分析单词出现频率

时间:2018-08-26 10:36:16

标签: python python-3.x

我需要实现一个能够分析单词出现频率的功能。我尝试了下面的代码,但输出似乎过于分散和重复。有没有一种方法可以将这些数据分组/打包在一起,并且将出现的次数显示一次而不是多次?

file = "PartA"
f = open(file, 'r')
wordstring = f.read()

wordlist = wordstring.split()

wordfreq = []

for w in wordlist:
    wordfreq.append(wordlist.count(w))

print("String\n" + wordstring +"\n")
print("list\n"+ str(wordlist) + "\n")
print("Frequencies\n" + str(wordfreq) + "\n")

我的输出:

String
hey there
This is Joey
how is it going
it it it it it it it it it it it it
is is is is is is


list
['hey', 'there', 'This', 'is', 'Joey', 'how', 'is', 'it', 'going', 'it', 'it', 'it', 'it', 'it', 'it', 'it', 'it', 'it',
 'it', 'it', 'it', 'is', 'is', 'is', 'is', 'is', 'is']

Frequencies
[1, 1, 1, 8, 1, 1, 8, 13, 1, 13, 13, 13, 13, 13, 13, 13, 13, 13, 13, 13, 13, 8, 8, 8, 8, 8, 8]

3 个答案:

答案 0 :(得分:1)

Counter是您要寻找的。

from collections import Counter

s  = "hey there This is Joey how is it going it it it it it it it it it it it it is is is is is is"
counter=Counter(s.split())
  

Counter({'it':13,'is':8,'hey':1,'there':1,'This':1,'Joey':1,'how':1,'going ':1})

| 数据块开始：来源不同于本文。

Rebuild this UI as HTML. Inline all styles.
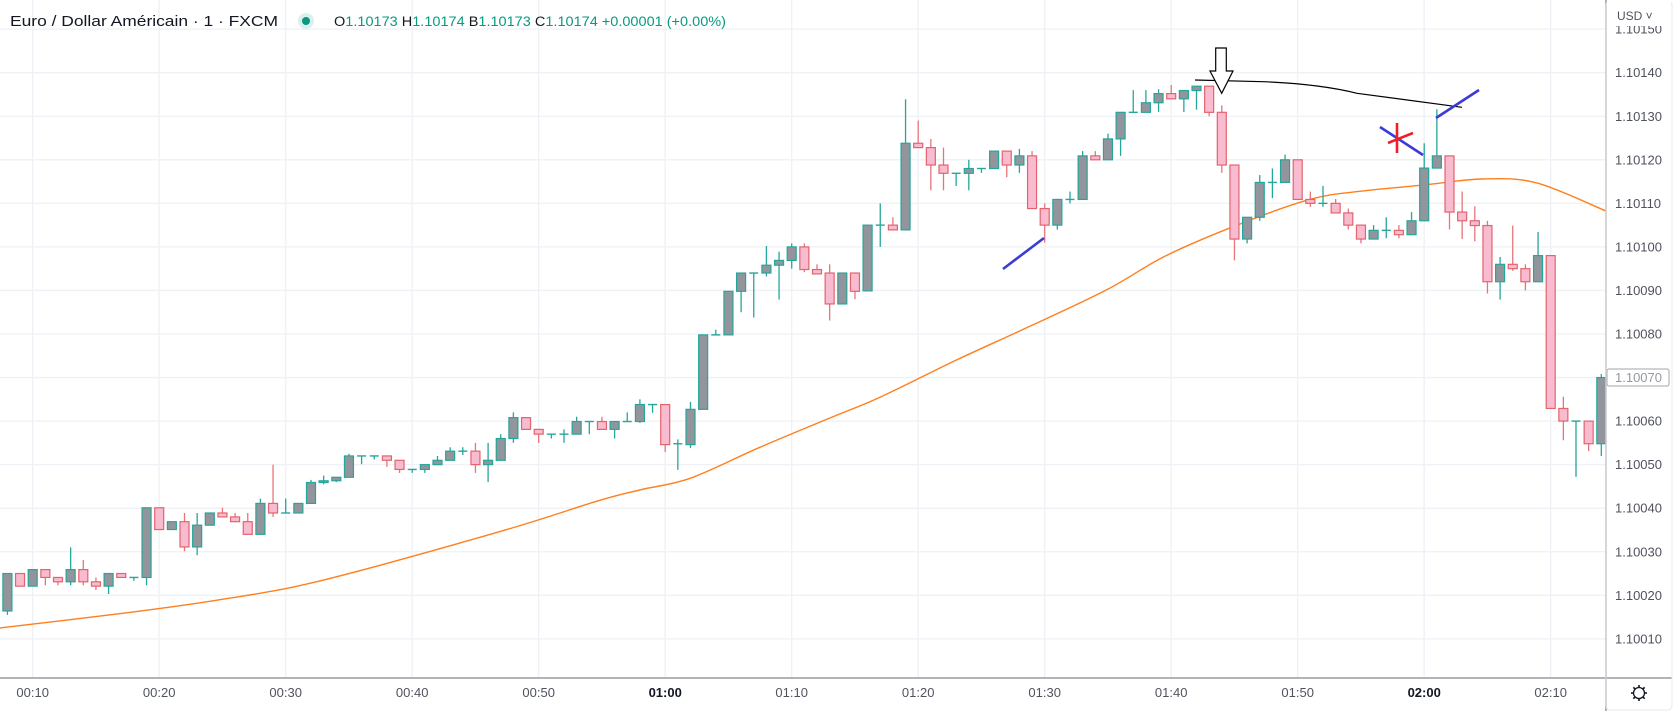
<!DOCTYPE html>
<html><head><meta charset="utf-8">
<style>
html,body{margin:0;padding:0;background:#fff;}
svg{display:block;font-family:"Liberation Sans",sans-serif;}
</style></head>
<body>
<svg id="chart" width="1674" height="711" viewBox="0 0 1674 711" xmlns="http://www.w3.org/2000/svg">
  <rect x="0" y="0" width="1674" height="711" fill="#ffffff"/>
  <g id="grid"></g>
  <g id="ma"></g>
  <g id="candles"></g>
  <g id="drawings">
    <path d="M1195,80 L1263,81.7 Q1320,84 1357,93.3 L1462,107.3" fill="none" stroke="#000" stroke-width="1.2"/>
    <path d="M1215.7,48 L1226.3,48 L1226.3,71 L1233,71 L1221.7,93.3 L1210,71 L1215.7,71 Z" fill="#fff" stroke="#000" stroke-width="1.2"/>
    <line x1="1003" y1="269" x2="1044" y2="238" stroke="#3b3bd6" stroke-width="2.6"/>
    <line x1="1380" y1="127" x2="1423" y2="155" stroke="#3b3bd6" stroke-width="2.6"/>
    <line x1="1436" y1="118" x2="1479" y2="90" stroke="#3b3bd6" stroke-width="2.6"/>
    <line x1="1397" y1="123" x2="1397" y2="153" stroke="#f01e28" stroke-width="2.6"/>
    <line x1="1388" y1="143" x2="1413" y2="133" stroke="#f01e28" stroke-width="2.6"/>
  </g>
  <g id="header">
    <text x="10" y="26" font-size="15" fill="#131722" textLength="268" lengthAdjust="spacingAndGlyphs">Euro / Dollar Américain · 1 · FXCM</text>
    <circle cx="306" cy="21" r="8" fill="#d9f0ec"/>
    <circle cx="306" cy="21" r="4" fill="#089981"/>
    <text x="334" y="26" font-size="13.5" fill="#089981" textLength="392" lengthAdjust="spacingAndGlyphs"><tspan fill="#131722">O</tspan>1.10173 <tspan fill="#131722">H</tspan>1.10174 <tspan fill="#131722">B</tspan>1.10173 <tspan fill="#131722">C</tspan>1.10174 +0.00001 (+0.00%)</text>
  </g>
  <g id="axes"></g>
</svg>
<script>
// ---- data (points above 1.10000, in 0.00001 units) ----
const startMinute = 8;
const opens  = [16.4,25,22.1,25.9,24.1,23.1,25.9,23.1,22.1,25,24.1,24.1,40.1,35.1,36.9,31.1,36.1,38.9,38,36.9,34,41.1,38.9,38.9,41.1,45.9,46.3,47.1,52,52,52,51,48.9,48.9,50,51,53.1,53.1,50,51,56,60.8,58.1,57,57,57,59.9,59.9,58.1,59.9,59.9,63.8,63.8,54.8,54.6,62.7,79.8,79.8,89.8,94,94,95.8,96.9,100,94.8,94,86.9,94,89.9,105,105,103.9,123.8,122.8,118.8,116.9,116.9,118,118,122,118.8,120.9,108.8,105,110.9,110.9,120.9,120,124.8,130.9,130.9,133.1,135.2,134,135.9,136.9,130.9,118.8,101.8,106.8,114.8,114.8,120,110.9,110,110,107.8,105,101.8,103.8,103.8,102.8,106,118.1,120.9,108,106,104.9,92,96,95,92,98,62.9,60,60,54.8];
const highs  = [25,25,25.9,25.9,24.1,31,28.1,24.1,25,25,24.1,40.1,40.1,36.9,38.9,38.9,38.9,40.1,38.9,38.9,42.2,50,42.2,41.1,46.5,47.5,47.1,52.5,52,52,52,51,48.9,50,52,54,54,55,55,57,62,60.8,58.1,57,58.1,61,59.9,61,59.9,62,65,63.8,63.8,55.8,64.4,79.8,81,89.8,94,94,100.2,98.9,100.8,100.8,96,96,94,94,105,110,106.8,133.9,129,124.8,122.8,116.9,120,118,122,122,122.5,122,110,110.9,112.7,122,122,126,130.9,136,136,136.2,137.2,135.9,136.9,136.9,132.5,118.8,106.8,116.5,118,121.2,120,112.7,114,111,108.8,105,105,106.8,105,108,123.8,131.6,120.9,112.7,109.3,106,97.7,104.9,96,103.4,98,65.6,60,60,70.8];
const lows   = [15.5,22.1,22.1,22.3,22.3,22.3,22.3,21.2,20.3,24.1,23.3,22.3,35.1,35.1,30.1,29.2,36.1,38,36.9,34,34,38,38.9,38.9,41.1,45.5,46,47.1,50.1,51.2,49.5,48.1,48.1,48.1,50,51,52.2,48.1,46,51,55,58.1,55,56,55,57,57,58.1,56,59.9,59.6,61.9,52.9,48.8,53.8,62.7,79.8,79.8,85,83.8,93.2,87.9,95,94.2,93.8,83.1,86.9,88,89.9,100,103.9,103.9,122.8,113,113,114,113,117,118,116,117,108.8,101,104,110,110.9,120,120,120.9,130.9,130.9,131,134,131,131.5,130,117,96.9,100.8,106,111.2,114.8,110.9,109.2,109.2,107.8,104,100.8,101.8,102,102,102.8,106,118.1,104,101.8,101.3,89.3,87.9,94.5,90,92,62.9,55.6,47.2,53.1,52];
const closes = [25,22.1,25.9,24.1,23.1,25.9,23.1,22.1,25,24.1,24.1,40.1,35.1,36.9,31.1,36.1,38.9,38,36.9,34,41.1,38.9,38.9,41.1,45.9,46.3,47.1,52,52,52,51,48.9,48.9,50,51,53.1,53.1,50,51,56,60.8,58.1,57,57,57,59.9,59.9,58.1,59.9,59.9,63.8,63.8,54.6,54.8,62.7,79.8,79.8,89.8,94,94,95.8,96.9,100,94.8,93.8,86.9,94,89.8,105,105,103.9,123.8,122.8,118.8,116.9,116.9,118,118,122,118.8,120.9,108.8,105,110.9,110.9,120.9,120,124.8,130.9,130.9,133.1,135.2,134,135.9,136.9,130.9,118.8,101.8,106.8,114.8,114.8,120,110.9,110,110,107.8,105,101.8,103.8,103.8,102.8,106,118.1,120.9,108,106,104.9,92,96,95,92,98,62.9,60,60,54.8,70];
const maMinutes = [7.4,17.5,24.8,32.7,47,54.6,58,62,67.5,73,77,83,89,95,99.4,104.6,110.7,114.7,119.9,124.6,128.9,134.4];
const maValues  = [12.5,16,19,23.3,34.7,41.6,44.2,46.9,54,60.7,65.5,74,82,90.3,97.7,104.3,110.7,112.7,114.2,115.6,114.7,108.2];
const priceTicks = [150,140,130,120,110,100,90,80,70,60,50,40,30,20,10];
const timeTickMinutes = [10,20,30,40,50,60,70,80,90,100,110,120,130];
const timeTickLabels = ["00:10","00:20","00:30","00:40","00:50","01:00","01:10","01:20","01:30","01:40","01:50","02:00","02:10"];
const lastPrice = 70;

// ---- axis functions ----
const NS = "http://www.w3.org/2000/svg";
const xOf = m => 32.7 + (m - 10) * 12.65;
const yOf = v => 72.7 + (140 - v) * 4.355;
const fmt = v => (1.1 + v / 100000).toFixed(5);
function mk(tag, attrs, parent){ const e=document.createElementNS(NS,tag); for(const k in attrs) e.setAttribute(k,attrs[k]); parent.appendChild(e); return e; }

const grid = document.getElementById('grid');
const axes = document.getElementById('axes');
const PLOT_R = 1606, PLOT_B = 678;

priceTicks.forEach(v => {
  const y = yOf(v);
  const l = mk('line',{x1:0,x2:PLOT_R,y1:y,y2:y,stroke:'#eef1f6','stroke-width':1.3},grid);
  
  
});
timeTickMinutes.forEach(m => {
  const x = xOf(m);
  const l = mk('line',{x1:x,x2:x,y1:0,y2:PLOT_B,stroke:'#eef1f6','stroke-width':1.3},grid);
  
  
});

// moving average (smooth Catmull-Rom through read points)
const pts = maMinutes.map((m,i) => [xOf(m), yOf(maValues[i])]);
let d = 'M' + pts[0][0].toFixed(1) + ',' + pts[0][1].toFixed(1);
for (let i = 0; i < pts.length - 1; i++) {
  const p0 = pts[Math.max(0,i-1)], p1 = pts[i], p2 = pts[i+1], p3 = pts[Math.min(pts.length-1,i+2)];
  const c1x = p1[0] + (p2[0]-p0[0])/6, c1y = p1[1] + (p2[1]-p0[1])/6;
  const c2x = p2[0] - (p3[0]-p1[0])/6, c2y = p2[1] - (p3[1]-p1[1])/6;
  d += ' C' + c1x.toFixed(1)+','+c1y.toFixed(1)+' '+c2x.toFixed(1)+','+c2y.toFixed(1)+' '+p2[0].toFixed(1)+','+p2[1].toFixed(1);
}
const maPath = mk('path',{d:d,fill:'none',stroke:'#ff7f1e','stroke-width':1.4,'stroke-linejoin':'round'},document.getElementById('ma'));



// candles
const cg = document.getElementById('candles');
opens.forEach((o,i) => {
  const m = startMinute + i, c = closes[i], h = highs[i], lo = lows[i];
  const x = xOf(m);
  const up = c >= o;
  const g = mk('g',{},cg);
  
  
  const wickCol = up ? '#26a69a' : '#e8737a';
  mk('line',{x1:x,x2:x,y1:yOf(h),y2:yOf(lo),stroke:wickCol,'stroke-width':1.3},g);
  const top = yOf(Math.max(o,c)), bot = yOf(Math.min(o,c));
  if (bot - top < 1.2) {
    mk('line',{x1:x-4.5,x2:x+4.5,y1:top,y2:top,stroke:wickCol,'stroke-width':1.4},g);
  } else {
    mk('rect',{x:x-4.5,y:top,width:9,height:bot-top,fill:up?'#93959c':'#f8bbd0',stroke:up?'#26a69a':'#e2646d','stroke-width':1.2},g);
  }
});

// axes
mk('rect',{x:PLOT_R,y:0,width:1674-PLOT_R,height:711,fill:'#fff'},axes);
mk('rect',{x:0,y:PLOT_B,width:PLOT_R,height:711-PLOT_B,fill:'#fff'},axes);
mk('line',{x1:PLOT_R,x2:PLOT_R,y1:0,y2:711,stroke:'#9a9ca3','stroke-width':1.6},axes);
mk('line',{x1:0,x2:1672,y1:PLOT_B,y2:PLOT_B,stroke:'#9a9ca3','stroke-width':1.6},axes);
mk('rect',{x:PLOT_R,y:1,width:66,height:709,fill:'none',stroke:'#e6e8ec','stroke-width':1,rx:4},axes);

priceTicks.forEach(v => {
  const y = yOf(v);
  if (y < 27) return;
  const t = mk('text',{x:1615,y:y+4.5,'font-size':13,fill:'#50535e'},axes);
  t.textContent = fmt(v);
  
  
});
mk('rect',{x:1607,y:0,width:64,height:26,fill:'#fff'},axes);
const usd = mk('text',{x:1617,y:20,'font-size':12,fill:'#50535e'},axes);
usd.textContent = 'USD ˅';



// last price label
const lp = mk('g',{},axes);


mk('rect',{x:1607,y:yOf(lastPrice)-8.5,width:62,height:17,fill:'#fff',stroke:'#a3a6ad','stroke-width':1,rx:2},lp);
const lpt = mk('text',{x:1615,y:yOf(lastPrice)+4.5,'font-size':13,fill:'#9598a1'},lp);
lpt.textContent = fmt(lastPrice);

timeTickMinutes.forEach((m,i) => {
  const lbl = timeTickLabels[i];
  const bold = lbl.endsWith(':00');
  const t = mk('text',{x:xOf(m),y:697,'font-size':13,'text-anchor':'middle',fill:bold?'#131722':'#50535e','font-weight':bold?'bold':'normal'},axes);
  t.textContent = lbl;
  
  
});

// settings gear
const gear = mk('g',{},axes);


mk('circle',{cx:1639,cy:693,r:5.5,fill:'none',stroke:'#131722','stroke-width':1.3},gear);
for (let k=0;k<8;k++){
  const a = k*Math.PI/4;
  mk('line',{x1:1639+Math.cos(a)*5.5,y1:693+Math.sin(a)*5.5,x2:1639+Math.cos(a)*8,y2:693+Math.sin(a)*8,stroke:'#131722','stroke-width':1.6},gear);
}
</script>
</body></html>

还请注意,对每个元素都使用count方法。这会导致O(n ^ 2)的复杂性,其中n是列表的长度,因为您多次考虑同一单词。通过仅对不同的单词使用count(),您可以在O(n * k)中做到这一点,其中k是不同元素的数量(最坏的情况下仍为O(n ^ 2))。

只需使用字典,您就可以在线性时间内解决您的问题。

答案 1 :(得分:0)

我同意最好的方法是在集合中使用实现,如果您需要自己实现(也许是家庭作业?),则可以使用字典

word_freq = {}
with open(file, 'r') as f
   word_list = f.read().split()
   for word in word_list:
      word_freq.setdefault(word, 0)
      word_freq[word] += 1

print(word_freq)

如果要将其放入函数中(如注释所示),则可以执行以下操作:

def word_count(filename, n_words=-1):
'''return list of tuples of most frequent n words in the given file'''
   word_freq = {}
      with open(file, 'r') as f
         word_list = f.read().split()
         for word in word_list:
            word_freq.setdefault(word, 0)
            word_freq[word] += 1
         if n_words < 0: n_words = len(word_freq)
## generate pairs of words and frequencies sorted by frequency
   pairs = zip(sorted(word_freq, key=word_freq.__getitem__), 
               sorted(word_freq.values()))
## return the first n of them as a list of tuples
   return list(pairs)[:n_words]

我希望这是您想要的,但是请查看basics on dictionary sorting并阅读与您的问题相关的主题,以便您可以在最初的问题中更准确地表达特定问题。

答案 2 :(得分:0)

尝试在下面实现此代码,因此您无需再数相同的单词:

wordSet=set(wordList)
wordfreq=[]
for word in wordSet:
    wordfreq.append(wordlist.count(w))